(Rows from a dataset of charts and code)
□ □ □ □

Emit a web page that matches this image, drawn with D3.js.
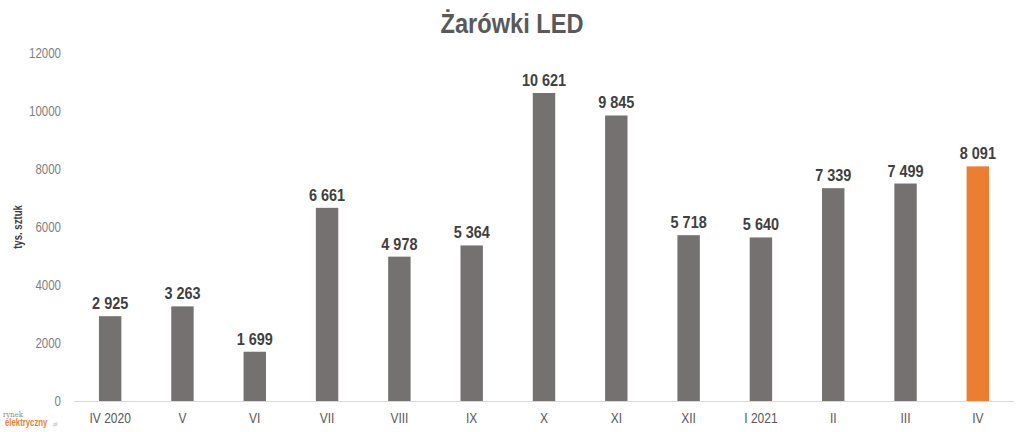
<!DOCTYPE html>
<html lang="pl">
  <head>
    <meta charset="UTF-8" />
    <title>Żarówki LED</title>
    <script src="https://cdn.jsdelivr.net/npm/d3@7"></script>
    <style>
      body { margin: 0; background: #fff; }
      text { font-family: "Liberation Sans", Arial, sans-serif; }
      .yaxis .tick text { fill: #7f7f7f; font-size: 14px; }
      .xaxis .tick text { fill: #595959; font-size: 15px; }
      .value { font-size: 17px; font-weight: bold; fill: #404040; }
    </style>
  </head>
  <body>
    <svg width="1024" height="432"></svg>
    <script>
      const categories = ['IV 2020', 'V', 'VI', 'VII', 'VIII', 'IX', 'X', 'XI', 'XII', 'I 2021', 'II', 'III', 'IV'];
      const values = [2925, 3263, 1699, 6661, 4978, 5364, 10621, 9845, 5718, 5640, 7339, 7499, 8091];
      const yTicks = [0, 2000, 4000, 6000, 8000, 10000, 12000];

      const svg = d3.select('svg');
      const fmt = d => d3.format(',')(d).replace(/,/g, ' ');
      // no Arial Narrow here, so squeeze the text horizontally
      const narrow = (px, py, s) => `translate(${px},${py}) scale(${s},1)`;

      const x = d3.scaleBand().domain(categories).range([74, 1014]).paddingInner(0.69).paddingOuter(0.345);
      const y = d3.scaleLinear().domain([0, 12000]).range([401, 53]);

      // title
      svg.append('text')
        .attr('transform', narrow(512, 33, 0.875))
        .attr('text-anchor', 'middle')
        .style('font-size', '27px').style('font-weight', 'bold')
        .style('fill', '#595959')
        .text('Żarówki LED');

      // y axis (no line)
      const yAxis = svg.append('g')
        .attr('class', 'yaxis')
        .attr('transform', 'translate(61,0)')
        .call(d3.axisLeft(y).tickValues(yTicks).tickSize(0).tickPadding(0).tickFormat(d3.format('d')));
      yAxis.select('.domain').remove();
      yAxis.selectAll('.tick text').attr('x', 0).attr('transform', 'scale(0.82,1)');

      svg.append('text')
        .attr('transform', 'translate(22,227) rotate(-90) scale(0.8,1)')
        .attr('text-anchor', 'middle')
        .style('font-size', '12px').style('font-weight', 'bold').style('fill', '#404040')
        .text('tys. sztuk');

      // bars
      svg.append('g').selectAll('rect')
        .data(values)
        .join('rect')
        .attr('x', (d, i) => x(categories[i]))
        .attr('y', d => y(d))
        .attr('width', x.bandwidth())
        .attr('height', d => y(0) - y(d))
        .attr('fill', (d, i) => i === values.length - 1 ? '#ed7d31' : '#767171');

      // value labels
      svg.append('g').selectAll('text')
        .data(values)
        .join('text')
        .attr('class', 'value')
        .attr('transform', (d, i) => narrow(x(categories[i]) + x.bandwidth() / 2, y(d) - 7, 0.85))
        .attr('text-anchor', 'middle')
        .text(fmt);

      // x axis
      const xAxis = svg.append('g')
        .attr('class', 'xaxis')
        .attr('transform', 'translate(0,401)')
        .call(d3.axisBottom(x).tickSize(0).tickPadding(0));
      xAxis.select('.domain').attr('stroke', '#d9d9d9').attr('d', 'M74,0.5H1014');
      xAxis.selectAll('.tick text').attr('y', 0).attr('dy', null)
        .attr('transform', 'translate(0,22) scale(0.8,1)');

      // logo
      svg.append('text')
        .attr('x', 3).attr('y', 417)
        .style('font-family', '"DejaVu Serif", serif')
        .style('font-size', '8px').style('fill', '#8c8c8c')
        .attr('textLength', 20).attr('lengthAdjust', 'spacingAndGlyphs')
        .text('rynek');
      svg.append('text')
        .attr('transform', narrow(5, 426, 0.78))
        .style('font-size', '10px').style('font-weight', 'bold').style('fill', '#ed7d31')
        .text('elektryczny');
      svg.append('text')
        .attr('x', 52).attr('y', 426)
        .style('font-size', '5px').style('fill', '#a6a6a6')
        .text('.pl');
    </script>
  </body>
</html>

□ □ □ □

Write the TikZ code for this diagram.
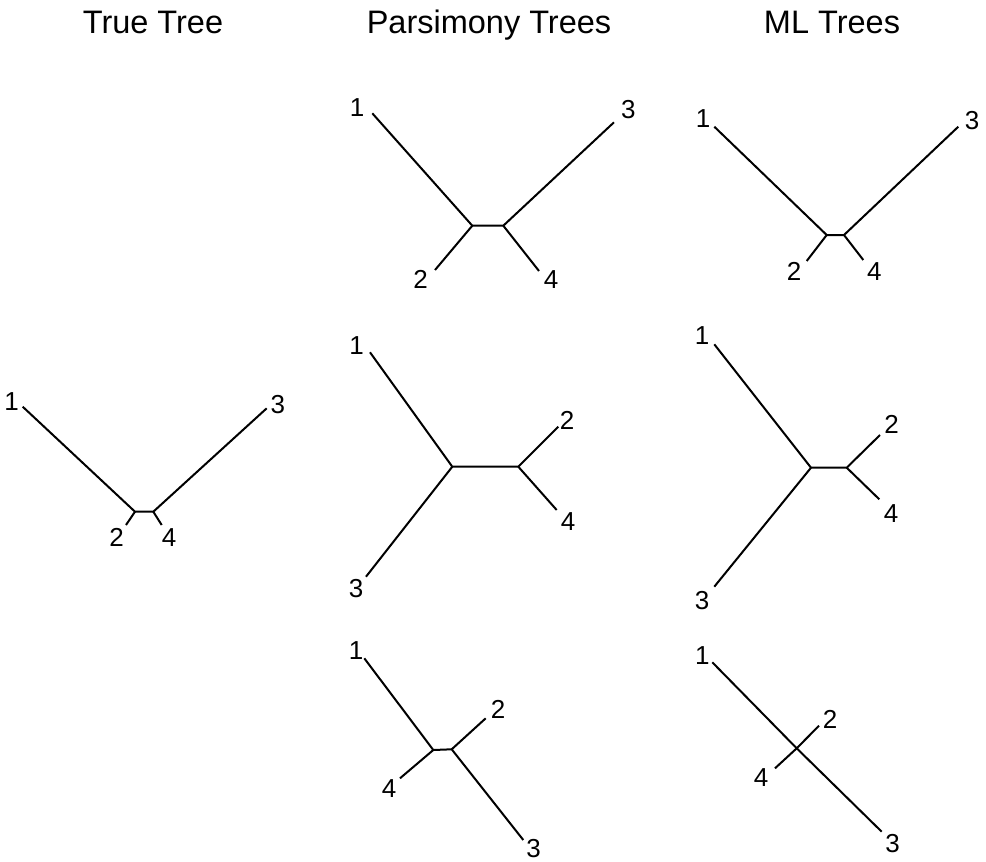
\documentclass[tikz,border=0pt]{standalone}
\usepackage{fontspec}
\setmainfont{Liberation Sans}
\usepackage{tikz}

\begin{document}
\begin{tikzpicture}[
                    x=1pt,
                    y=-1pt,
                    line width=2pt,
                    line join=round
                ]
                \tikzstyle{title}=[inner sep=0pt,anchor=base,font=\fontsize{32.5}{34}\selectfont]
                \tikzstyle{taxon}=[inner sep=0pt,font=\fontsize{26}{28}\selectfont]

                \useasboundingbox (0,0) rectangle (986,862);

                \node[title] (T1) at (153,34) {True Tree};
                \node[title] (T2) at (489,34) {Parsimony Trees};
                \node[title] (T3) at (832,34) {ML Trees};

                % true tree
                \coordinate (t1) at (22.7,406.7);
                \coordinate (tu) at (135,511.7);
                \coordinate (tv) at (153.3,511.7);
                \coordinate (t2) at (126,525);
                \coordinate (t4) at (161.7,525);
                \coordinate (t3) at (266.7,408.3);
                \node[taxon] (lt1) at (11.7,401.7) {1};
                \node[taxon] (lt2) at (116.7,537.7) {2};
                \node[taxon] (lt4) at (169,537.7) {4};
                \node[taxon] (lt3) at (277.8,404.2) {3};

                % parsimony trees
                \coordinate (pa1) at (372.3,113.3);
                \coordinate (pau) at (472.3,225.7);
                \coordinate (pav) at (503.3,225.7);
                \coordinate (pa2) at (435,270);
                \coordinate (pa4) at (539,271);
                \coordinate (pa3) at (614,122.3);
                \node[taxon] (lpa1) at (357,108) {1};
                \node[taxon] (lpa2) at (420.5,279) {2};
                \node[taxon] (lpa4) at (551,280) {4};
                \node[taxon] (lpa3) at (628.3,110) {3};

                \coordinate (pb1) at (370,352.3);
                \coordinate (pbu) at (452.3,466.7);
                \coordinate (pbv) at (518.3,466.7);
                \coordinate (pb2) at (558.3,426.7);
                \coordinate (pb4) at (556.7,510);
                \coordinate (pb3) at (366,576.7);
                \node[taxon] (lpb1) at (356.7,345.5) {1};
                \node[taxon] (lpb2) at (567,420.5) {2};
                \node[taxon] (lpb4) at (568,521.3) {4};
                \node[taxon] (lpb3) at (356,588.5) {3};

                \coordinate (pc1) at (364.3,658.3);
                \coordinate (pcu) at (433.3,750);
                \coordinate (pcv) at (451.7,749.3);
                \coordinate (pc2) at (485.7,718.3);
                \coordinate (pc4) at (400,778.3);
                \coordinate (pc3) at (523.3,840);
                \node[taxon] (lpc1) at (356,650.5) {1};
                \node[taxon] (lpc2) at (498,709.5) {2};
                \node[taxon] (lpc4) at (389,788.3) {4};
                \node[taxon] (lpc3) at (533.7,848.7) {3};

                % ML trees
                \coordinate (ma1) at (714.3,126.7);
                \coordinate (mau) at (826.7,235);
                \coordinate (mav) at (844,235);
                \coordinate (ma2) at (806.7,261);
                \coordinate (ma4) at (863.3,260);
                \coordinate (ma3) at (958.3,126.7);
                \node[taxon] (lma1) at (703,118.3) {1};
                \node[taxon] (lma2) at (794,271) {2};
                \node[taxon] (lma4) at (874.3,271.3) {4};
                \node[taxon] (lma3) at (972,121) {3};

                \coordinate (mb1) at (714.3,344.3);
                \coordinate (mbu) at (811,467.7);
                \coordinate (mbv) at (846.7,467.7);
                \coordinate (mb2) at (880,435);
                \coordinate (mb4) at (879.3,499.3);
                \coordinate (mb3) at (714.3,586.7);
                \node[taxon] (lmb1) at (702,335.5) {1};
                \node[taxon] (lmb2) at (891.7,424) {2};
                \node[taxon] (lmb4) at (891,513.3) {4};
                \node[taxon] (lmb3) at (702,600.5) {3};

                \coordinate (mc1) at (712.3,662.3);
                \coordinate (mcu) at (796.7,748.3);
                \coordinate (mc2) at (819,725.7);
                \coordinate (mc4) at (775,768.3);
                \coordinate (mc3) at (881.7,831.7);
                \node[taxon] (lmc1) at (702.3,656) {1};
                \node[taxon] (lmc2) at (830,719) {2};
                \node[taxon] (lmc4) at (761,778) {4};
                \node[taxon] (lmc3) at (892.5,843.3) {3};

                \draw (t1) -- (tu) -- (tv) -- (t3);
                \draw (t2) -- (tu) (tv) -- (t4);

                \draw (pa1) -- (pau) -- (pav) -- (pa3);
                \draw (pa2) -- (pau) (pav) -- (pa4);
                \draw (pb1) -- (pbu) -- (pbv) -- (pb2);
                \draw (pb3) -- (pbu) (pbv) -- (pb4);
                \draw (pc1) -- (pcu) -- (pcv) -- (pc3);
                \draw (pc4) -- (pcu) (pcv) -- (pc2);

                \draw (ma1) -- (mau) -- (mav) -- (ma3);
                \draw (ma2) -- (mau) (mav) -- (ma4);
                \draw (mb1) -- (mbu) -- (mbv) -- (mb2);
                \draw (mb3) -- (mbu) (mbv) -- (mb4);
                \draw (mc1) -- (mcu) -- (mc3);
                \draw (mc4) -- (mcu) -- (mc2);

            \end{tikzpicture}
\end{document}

□ □ □ □

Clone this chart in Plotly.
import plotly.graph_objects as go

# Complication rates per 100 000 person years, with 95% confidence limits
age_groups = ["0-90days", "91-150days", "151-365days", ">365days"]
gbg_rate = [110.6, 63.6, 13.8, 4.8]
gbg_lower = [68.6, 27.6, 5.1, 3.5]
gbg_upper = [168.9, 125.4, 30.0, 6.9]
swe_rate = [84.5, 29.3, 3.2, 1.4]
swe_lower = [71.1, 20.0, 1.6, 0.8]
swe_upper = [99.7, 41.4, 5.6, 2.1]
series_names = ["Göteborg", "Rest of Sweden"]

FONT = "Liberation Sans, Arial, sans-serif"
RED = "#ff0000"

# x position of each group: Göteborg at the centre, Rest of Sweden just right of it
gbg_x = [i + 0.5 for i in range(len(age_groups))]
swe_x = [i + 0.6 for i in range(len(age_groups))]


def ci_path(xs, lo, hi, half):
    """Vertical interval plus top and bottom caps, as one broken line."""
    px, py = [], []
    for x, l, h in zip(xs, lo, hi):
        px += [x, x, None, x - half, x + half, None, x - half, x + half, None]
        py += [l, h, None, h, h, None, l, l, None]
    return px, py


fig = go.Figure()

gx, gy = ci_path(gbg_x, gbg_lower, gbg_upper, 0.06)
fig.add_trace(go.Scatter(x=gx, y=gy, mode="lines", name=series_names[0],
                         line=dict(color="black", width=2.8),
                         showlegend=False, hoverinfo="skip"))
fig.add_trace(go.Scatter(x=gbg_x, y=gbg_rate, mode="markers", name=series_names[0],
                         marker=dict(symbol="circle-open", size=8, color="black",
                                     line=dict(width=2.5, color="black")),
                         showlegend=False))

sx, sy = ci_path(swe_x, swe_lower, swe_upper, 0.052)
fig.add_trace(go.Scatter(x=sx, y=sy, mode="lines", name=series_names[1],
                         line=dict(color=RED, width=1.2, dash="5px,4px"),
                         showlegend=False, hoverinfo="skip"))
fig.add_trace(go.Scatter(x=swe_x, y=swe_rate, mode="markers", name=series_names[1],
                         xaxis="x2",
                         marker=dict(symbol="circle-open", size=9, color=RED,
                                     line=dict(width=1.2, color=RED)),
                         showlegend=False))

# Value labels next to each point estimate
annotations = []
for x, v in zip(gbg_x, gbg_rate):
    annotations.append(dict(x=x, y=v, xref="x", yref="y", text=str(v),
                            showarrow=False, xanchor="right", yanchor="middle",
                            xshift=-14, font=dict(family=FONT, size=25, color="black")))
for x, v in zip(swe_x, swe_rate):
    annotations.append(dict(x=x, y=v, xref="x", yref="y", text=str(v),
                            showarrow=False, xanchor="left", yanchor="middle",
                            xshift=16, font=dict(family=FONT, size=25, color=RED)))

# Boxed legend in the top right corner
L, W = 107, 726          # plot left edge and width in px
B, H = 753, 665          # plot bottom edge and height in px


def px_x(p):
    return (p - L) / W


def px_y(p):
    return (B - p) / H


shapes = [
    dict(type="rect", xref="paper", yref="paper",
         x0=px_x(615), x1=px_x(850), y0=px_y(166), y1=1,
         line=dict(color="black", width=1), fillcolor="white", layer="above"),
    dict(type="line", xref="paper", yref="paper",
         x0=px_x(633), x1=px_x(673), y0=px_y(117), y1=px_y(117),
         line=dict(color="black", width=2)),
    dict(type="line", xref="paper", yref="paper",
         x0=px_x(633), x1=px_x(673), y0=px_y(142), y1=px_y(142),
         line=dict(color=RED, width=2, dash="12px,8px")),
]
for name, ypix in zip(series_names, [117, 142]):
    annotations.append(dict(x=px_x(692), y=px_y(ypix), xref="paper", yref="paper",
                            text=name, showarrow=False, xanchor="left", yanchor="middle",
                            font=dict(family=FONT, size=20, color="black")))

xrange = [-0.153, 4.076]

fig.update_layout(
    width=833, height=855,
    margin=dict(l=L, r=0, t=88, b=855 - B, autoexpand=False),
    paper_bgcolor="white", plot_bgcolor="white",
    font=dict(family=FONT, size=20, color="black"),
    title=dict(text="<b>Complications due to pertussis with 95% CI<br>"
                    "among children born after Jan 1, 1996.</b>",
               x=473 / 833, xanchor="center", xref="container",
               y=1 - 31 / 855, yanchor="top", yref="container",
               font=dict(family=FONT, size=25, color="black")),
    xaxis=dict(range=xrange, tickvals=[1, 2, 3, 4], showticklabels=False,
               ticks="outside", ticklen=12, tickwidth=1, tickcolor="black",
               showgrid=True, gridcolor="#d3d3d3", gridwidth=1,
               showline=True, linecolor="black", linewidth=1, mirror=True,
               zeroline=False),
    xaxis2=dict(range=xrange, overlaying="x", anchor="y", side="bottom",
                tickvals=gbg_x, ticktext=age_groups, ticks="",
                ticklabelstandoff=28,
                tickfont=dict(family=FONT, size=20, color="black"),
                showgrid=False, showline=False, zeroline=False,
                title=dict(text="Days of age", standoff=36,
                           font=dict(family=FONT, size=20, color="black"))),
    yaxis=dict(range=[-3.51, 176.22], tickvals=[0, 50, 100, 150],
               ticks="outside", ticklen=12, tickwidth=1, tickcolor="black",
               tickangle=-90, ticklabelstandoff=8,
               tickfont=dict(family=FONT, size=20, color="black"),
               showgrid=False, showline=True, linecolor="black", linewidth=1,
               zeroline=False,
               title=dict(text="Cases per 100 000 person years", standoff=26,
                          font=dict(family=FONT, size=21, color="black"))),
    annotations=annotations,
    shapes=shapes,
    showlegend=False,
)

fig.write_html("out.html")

□ □ □ □

Output word for word the lines running from the one containing "Emit a web page" to the one containing "const yTicks = [0, 2000, 4000, 6000, 8000, 10000, 12000];", both included, leaving out the pictures.

* _COMPLETE RESPONSE_
Emit a web page that matches this image, drawn with D3.js.
<!DOCTYPE html>
<html lang="pl">
  <head>
    <meta charset="UTF-8" />
    <title>Żarówki LED</title>
    <script src="https://cdn.jsdelivr.net/npm/d3@7"></script>
    <style>
      body { margin: 0; background: #fff; }
      text { font-family: "Liberation Sans", Arial, sans-serif; }
      .yaxis .tick text { fill: #7f7f7f; font-size: 14px; }
      .xaxis .tick text { fill: #595959; font-size: 15px; }
      .value { font-size: 17px; font-weight: bold; fill: #404040; }
    </style>
  </head>
  <body>
    <svg width="1024" height="432"></svg>
    <script>
      const categories = ['IV 2020', 'V', 'VI', 'VII', 'VIII', 'IX', 'X', 'XI', 'XII', 'I 2021', 'II', 'III', 'IV'];
      const values = [2925, 3263, 1699, 6661, 4978, 5364, 10621, 9845, 5718, 5640, 7339, 7499, 8091];
      const yTicks = [0, 2000, 4000, 6000, 8000, 10000, 12000];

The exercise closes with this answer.